Apesar de preferir que fosse dada voz aos próprios, não deixei de sentir alguma obrigação em fazer ouvir algumas ideias e indignação, no rescaldo do julgamento da Gisberta. Propus assim a alguns jornais o artigo de opinião que transcrevo em baixo - não sei se e quando será publicado.
Aos transexuais e pessoas eventualmente mais informadas do que eu lembro que se trataria do primeiro ou dos primeiros textos de opinião sobre o assunto na imprensa, numa perspectiva pedagógica e de síntese, a ser publicado em Portugal, razão pela qual alguns argumentos estão simplificados e não correspondem inteiramente a tudo o que penso sobre o assunto.
"Ser transexual em Portugal
Esta semana foi lida a sentença do caso Gisberta, transexual brasileira, toxicodependente, prostituta, seropositiva, sem-abrigo e doente de hepatite, barbaramente assassinada por um grupo de jovens no Porto. Esta sentença brandíssima, ao contribuir activamente para a impunidade da violência diária contra os transexuais, dificulta seriamente as condições de sobrevivência, para já não falar de cidadania, dos cidadãos transexuais em Portugal.
Os cidadãos transexuais são reconhecidos pelo nosso sistema de saúde como possuidores duma condição merecedora de apoio estatal na transição de género, de homens para mulheres e vice-versa, apesar do processo não ser tão célere quanto devia, e estar entregue à decisão duma equipa médica demasiado restrita. Este entendimento baseia-se no diagnóstico efectuado pela Organização Mundial de Saúde há muitos anos e é corrente nos países desenvolvidos.
O nosso sistema judicial permite a alteração do nome, se bem que apenas aos cidadãos que sofreram cirurgias para uma total conformidade visual com o que se entende ser as condições de masculinidade e feminilidade dos cidadãos nascidos homens e mulheres – por exemplo, em Espanha, o sistema possibilita já a mudança de nome a cidadãos não totalmente operados mas que se identifiquem e vivam como pertencendo a um género diferente daquele com que nasceram, uma vez que o sofrimento destes cidadãos nasce do facto de não serem socialmente reconhecidos como tal (mesmo quando não optam, por razões pessoais, médicas, económicas, sexuais e identitárias, por cirurgias de transformação genital).
O nascimento de cidadãos com características não totalmente masculinas ou femininas não é tão raro quanto se pensa, e está estimado em cerca de 2% das populações. Essas características incluem não apenas o aspecto visual dos genitais (que muitas vezes levam os médicos e as famílias a tomar decisões precipitadas quanto ao género futuro do bébé) mas também características de morfologia interna do sistema reprodutor, características genéticas e hormonais. Muitos cidadãos não serão conhecedores do facto de possuírem estas características de intersexualidade.
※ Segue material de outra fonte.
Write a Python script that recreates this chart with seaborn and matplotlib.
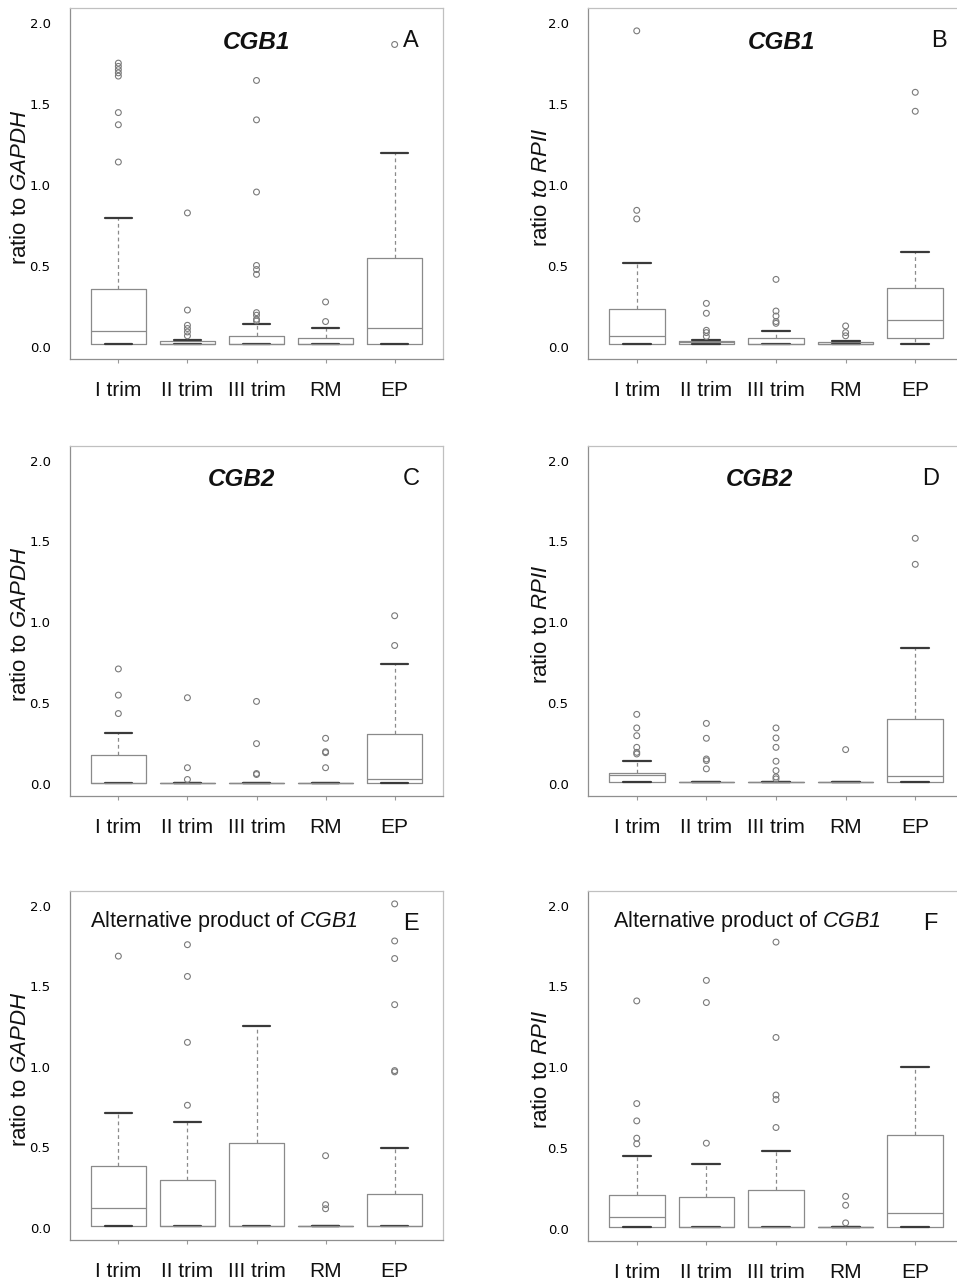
import numpy as np
import pandas as pd
import matplotlib
matplotlib.use("Agg")
import matplotlib.pyplot as plt
import seaborn as sns

groups = ["I trim", "II trim", "III trim", "RM", "EP"]

# five-number summaries per group: [lower whisker, Q1, median, Q3, upper whisker]
a_stats = [[0.015, 0.015, 0.10, 0.355, 0.795], [0.015, 0.015, 0.02, 0.033, 0.041],
           [0.015, 0.015, 0.02, 0.064, 0.143], [0.015, 0.015, 0.02, 0.057, 0.119],
           [0.015, 0.015, 0.119, 0.545, 1.195]]
a_out = [[1.75, 1.73, 1.71, 1.69, 1.67, 1.445, 1.37, 1.14],
         [0.826, 0.227, 0.133, 0.113, 0.092, 0.068],
         [1.643, 1.40, 0.955, 0.502, 0.477, 0.447, 0.211, 0.195, 0.17, 0.16],
         [0.277, 0.156],
         [1.865]]

b_stats = [[0.015, 0.015, 0.064, 0.236, 0.52], [0.015, 0.015, 0.027, 0.035, 0.04],
           [0.015, 0.015, 0.02, 0.057, 0.096], [0.015, 0.015, 0.018, 0.027, 0.033],
           [0.015, 0.057, 0.166, 0.363, 0.584]]
b_out = [[1.949, 0.842, 0.789],
         [0.268, 0.207, 0.102, 0.088, 0.064],
         [0.416, 0.221, 0.19, 0.156, 0.145],
         [0.129, 0.088, 0.068],
         [1.57, 1.453]]

c_stats = [[0.006, 0.006, 0.006, 0.18, 0.317], [0.006, 0.006, 0.006, 0.006, 0.006],
           [0.006, 0.006, 0.006, 0.006, 0.006], [0.006, 0.006, 0.006, 0.006, 0.006],
           [0.006, 0.006, 0.033, 0.307, 0.74]]
c_out = [[0.711, 0.549, 0.435],
         [0.533, 0.1, 0.027],
         [0.51, 0.249, 0.064, 0.058],
         [0.282, 0.199, 0.193, 0.1],
         [1.04, 0.856]]

d_stats = [[0.014, 0.014, 0.055, 0.066, 0.14], [0.014, 0.014, 0.014, 0.014, 0.014],
           [0.014, 0.014, 0.014, 0.014, 0.014], [0.014, 0.014, 0.014, 0.014, 0.014],
           [0.014, 0.014, 0.051, 0.401, 0.842]]
d_out = [[0.43, 0.346, 0.298, 0.226, 0.195, 0.185],
         [0.374, 0.282, 0.154, 0.144, 0.093],
         [0.346, 0.284, 0.226, 0.14, 0.082, 0.043, 0.031],
         [0.212],
         [1.519, 1.358]]

e_stats = [[0.012, 0.012, 0.123, 0.382, 0.715], [0.012, 0.012, 0.012, 0.296, 0.66],
           [0.012, 0.012, 0.012, 0.526, 1.254], [0.012, 0.012, 0.012, 0.012, 0.012],
           [0.012, 0.012, 0.012, 0.21, 0.495]]
e_out = [[1.686],
         [1.757, 1.56, 1.151, 0.761],
         [],
         [0.448, 0.144, 0.119],
         [2.01, 1.78, 1.671, 1.385, 0.976, 0.968]]

f_stats = [[0.012, 0.012, 0.076, 0.21, 0.45], [0.012, 0.012, 0.012, 0.195, 0.40],
           [0.012, 0.012, 0.012, 0.243, 0.479], [0.012, 0.012, 0.012, 0.012, 0.012],
           [0.012, 0.012, 0.099, 0.582, 0.999]]
f_out = [[1.41, 0.775, 0.668, 0.561, 0.526],
         [1.537, 1.40, 0.53],
         [1.774, 1.184, 0.828, 0.80, 0.627],
         [0.201, 0.146, 0.037],
         []]

sns.set_theme(style="white")
plt.rcParams['font.family'] = ['Liberation Sans', 'DejaVu Sans']
plt.rcParams['mathtext.fontset'] = 'custom'
# math parts of the labels are only the italic gene names (digits included)
plt.rcParams['mathtext.rm'] = 'Liberation Sans:italic'
plt.rcParams['mathtext.it'] = 'Liberation Sans:italic'

W, H = 957, 1283
fig = plt.figure(figsize=(W / 100, H / 100), dpi=100)


def long_df(values):
    rows = [(g, v) for g, vals in zip(groups, values) for v in vals]
    return pd.DataFrame(rows, columns=["group", "value"])


def panel(px, stats, outliers, ylabel, label_x, title, title_x, letter, letter_x, title_left=False):
    x0, y0, x1, y1 = px
    ax = fig.add_axes([x0 / W, 1 - y1 / H, (x1 - x0) / W, (y1 - y0) / H])
    box_df = long_df(stats)
    sns.boxplot(data=box_df, x="group", y="value", order=groups, whis=np.inf,
                width=0.8, fill=False, showfliers=False, ax=ax,
                boxprops=dict(color="#8a8a8a", linewidth=0.9),
                medianprops=dict(color="#8a8a8a", linewidth=0.9),
                whiskerprops=dict(color="#8a8a8a", linewidth=0.9, linestyle=(0, (3, 2.5))),
                capprops=dict(color="#3a3a3a", linewidth=1.6))
    out_df = long_df(outliers)
    sns.stripplot(data=out_df, x="group", y="value", order=groups, jitter=False,
                  size=4.2, color="#7a7a7a", facecolor="none", edgecolor="#7a7a7a",
                  linewidth=0.8, ax=ax)
    ax.set_xlim(-0.7, 4.7)
    ax.set_ylim(-0.075, 2.09)
    ax.set_yticks([0, 0.5, 1.0, 1.5, 2.0])
    ax.set_yticklabels(["0.0", "0.5", "1.0", "1.5", "2.0"], family="DejaVu Sans",
                       fontsize=9.5, color="#000000")
    ax.set_xticks(range(5))
    ax.set_xticklabels(groups, fontsize=15, color="#111111")
    ax.tick_params(axis="y", length=0, pad=14)
    ax.tick_params(axis="x", length=3, width=0.8, color="#999999", pad=13, bottom=True)
    ax.set_xlabel("")
    ax.set_ylabel(ylabel, fontsize=16, color="#111111")
    ax.yaxis.set_label_coords(label_x, 0.49)
    for side in ["top", "right"]:
        ax.spines[side].set_color("#c0c0c0")
    for side in ["left", "bottom"]:
        ax.spines[side].set_color("#8f8f8f")
    for s in ax.spines.values():
        s.set_linewidth(0.9)
        s.set_visible(True)
    if title_left:
        ax.text(title_x, 0.912, title, transform=ax.transAxes, ha="left", va="center",
                fontsize=15.5, color="#111111")
    else:
        ax.text(title_x, 0.903, title, transform=ax.transAxes, ha="center", va="center",
                fontsize=17.5, fontweight="bold", fontstyle="italic", color="#111111")
    ax.text(letter_x, 0.905, letter, transform=ax.transAxes, ha="center", va="center",
            fontsize=17, color="#111111")
    return ax


panel((70, 8, 443, 359), a_stats, a_out, r"ratio to $GAPDH$", -0.105,
      "CGB1", 0.5, "A", 0.914)
panel((588, 8, 964, 359), b_stats, b_out, r"ratio $to\ RPII$", -0.097,
      "CGB1", 0.515, "B", 0.933)
panel((70, 446, 443, 796), c_stats, c_out, r"ratio to $GAPDH$", -0.105,
      "CGB2", 0.46, "C", 0.916)
panel((588, 446, 964, 796), d_stats, d_out, r"ratio to $RPII$", -0.097,
      "CGB2", 0.457, "D", 0.91)
panel((70, 891, 443, 1240), e_stats, e_out, r"ratio to $GAPDH$", -0.105,
      r"Alternative product of $CGB1$", 0.054, "E", 0.914, title_left=True)
panel((588, 891, 964, 1241), f_stats, f_out, r"ratio to $RPII$", -0.097,
      r"Alternative product of $CGB1$", 0.066, "F", 0.91, title_left=True)

fig.savefig("out.png", dpi=100)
Muitos dos transexuais são cidadãos intersexo que a determinada altura reuniram condições para iniciar a transição de género, e outros fazem-no por razões mais de carácter psico-social.
Neste sentido, é fácil de ver que existem muitos mais transexuais do que aqueles que habitualmente reconhecemos como tal, nomeadamente existem em Portugal médicos, professores (veja-se o excelente blog de L. em
http://fishspeaker.blogspot.com/), empregados de comércio, e talvez até juízes. Estes cidadãos optam a maior parte das vezes por esconder a sua transexualidade, por razões que se tornam muito compreensíveis à luz desta sentença, sendo obrigados a viver uma vida em que parte da sua história pessoal e social, anterior à mudança, tem de ser escondida de todos.
O exercício de violência física, corporal, sobre transexuais, intersexuais, mulheres, deficientes, idosos, crianças e minorias étnicas é traço comum duma fobia corporal de que sofrem as sociedades contemporâneas e que está bem documentada – por exemplo no Brasil, donde era oriunda Gisberta, são assassinados violentamente centenas de transexuais por ano, configurando um quadro social e jurídico que deveria ser merecedor de asilo político.
Por todas estas razões, não se compreende que esquizofrenicamente o tribunal tenha sido incapaz de identificar as razões transfóbicas do crime (apesar de Gisberta ser também uma potencial vítima por muitas outras razões) e não tenha nunca identificado a transexualidade de Gisberta. Razões para crer que teria sido útil obter o parecer de especialistas em transexualidade, assim como possibilitar a participação de associações de defesa dos transexuais.
Perante tal branqueamento do ódio e da violência resta considerar surpreendente que o tribunal tenha dado como provada a morte de Gisberta, uma vez que parece não ter nunca reconhecido a sua vida. O silêncio político à volta deste crime parece indicar apenas que muitas mais serão as vidas, de concidadãos nossos, falsamente existentes e não merecedoras de qualquer indignação se barbaramente assassinadas."